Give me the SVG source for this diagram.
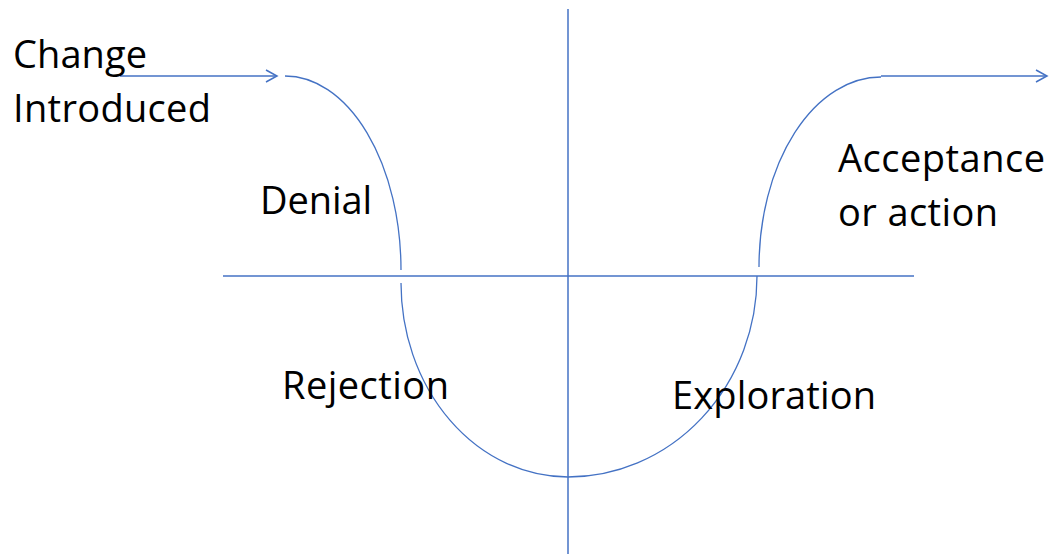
<svg xmlns="http://www.w3.org/2000/svg" width="1051" height="554" viewBox="0 0 1051 554">
<style>
.ln{fill:none;stroke:#4472C4;stroke-width:1.5}
.cv{fill:none;stroke:#4472C4;stroke-width:1.3}
.t{font-family:"Open Sans","Liberation Sans",sans-serif;font-size:38px;fill:#000}
</style>
<defs>
<marker id="arr" markerWidth="16" markerHeight="16" refX="12" refY="8" orient="auto" markerUnits="userSpaceOnUse">
<path d="M1,2 L12,8 L1,14" fill="none" stroke="#4472C4" stroke-width="1.5"/>
</marker>
</defs>
<rect width="1051" height="554" fill="#fff"/>
<g id="connectors">
<line class="ln" x1="568" y1="9" x2="568" y2="554"/>
<line class="ln" x1="223" y1="276" x2="914" y2="276"/>
<line class="ln" x1="120" y1="76" x2="277" y2="76" marker-end="url(#arr)"/>
<path class="cv" d="M285,76 A116,194 0 0 1 401,270"/>
<path class="cv" d="M401,283 A167,194 0 0 0 568,477 A189,201 0 0 0 757,276"/>
<path class="cv" d="M759,267 A122,190 0 0 1 881,77"/>
<line class="ln" x1="881" y1="76" x2="1047" y2="76" marker-end="url(#arr)"/>
</g>
<g id="change"><text class="t" x="13" y="68" textLength="134">Change</text><text class="t" x="13" y="122" textLength="198">Introduced</text></g>
<g id="denial"><text class="t" x="260" y="214" textLength="112">Denial</text></g>
<g id="acceptance"><text class="t" x="838" y="172" textLength="207">Acceptance</text><text class="t" x="838" y="226" textLength="160">or action</text></g>
<g id="rejection"><text class="t" x="282" y="399" textLength="167">Rejection</text></g>
<g id="exploration"><text class="t" x="672" y="409" textLength="204">Exploration</text></g>
</svg>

**Stated task:** Extract all the data above exactly, excluding every picture.

**Task response:**
Give me the SVG source for this diagram.
<svg xmlns="http://www.w3.org/2000/svg" width="1051" height="554" viewBox="0 0 1051 554">
<style>
.ln{fill:none;stroke:#4472C4;stroke-width:1.5}
.cv{fill:none;stroke:#4472C4;stroke-width:1.3}
.t{font-family:"Open Sans","Liberation Sans",sans-serif;font-size:38px;fill:#000}
</style>
<defs>
<marker id="arr" markerWidth="16" markerHeight="16" refX="12" refY="8" orient="auto" markerUnits="userSpaceOnUse">
<path d="M1,2 L12,8 L1,14" fill="none" stroke="#4472C4" stroke-width="1.5"/>
</marker>
</defs>
<rect width="1051" height="554" fill="#fff"/>
<g id="connectors">
<line class="ln" x1="568" y1="9" x2="568" y2="554"/>
<line class="ln" x1="223" y1="276" x2="914" y2="276"/>
<line class="ln" x1="120" y1="76" x2="277" y2="76" marker-end="url(#arr)"/>
<path class="cv" d="M285,76 A116,194 0 0 1 401,270"/>
<path class="cv" d="M401,283 A167,194 0 0 0 568,477 A189,201 0 0 0 757,276"/>
<path class="cv" d="M759,267 A122,190 0 0 1 881,77"/>
<line class="ln" x1="881" y1="76" x2="1047" y2="76" marker-end="url(#arr)"/>
</g>
<g id="change"><text class="t" x="13" y="68" textLength="134">Change</text><text class="t" x="13" y="122" textLength="198">Introduced</text></g>
<g id="denial"><text class="t" x="260" y="214" textLength="112">Denial</text></g>
<g id="acceptance"><text class="t" x="838" y="172" textLength="207">Acceptance</text><text class="t" x="838" y="226" textLength="160">or action</text></g>
<g id="rejection"><text class="t" x="282" y="399" textLength="167">Rejection</text></g>
<g id="exploration"><text class="t" x="672" y="409" textLength="204">Exploration</text></g>
</svg>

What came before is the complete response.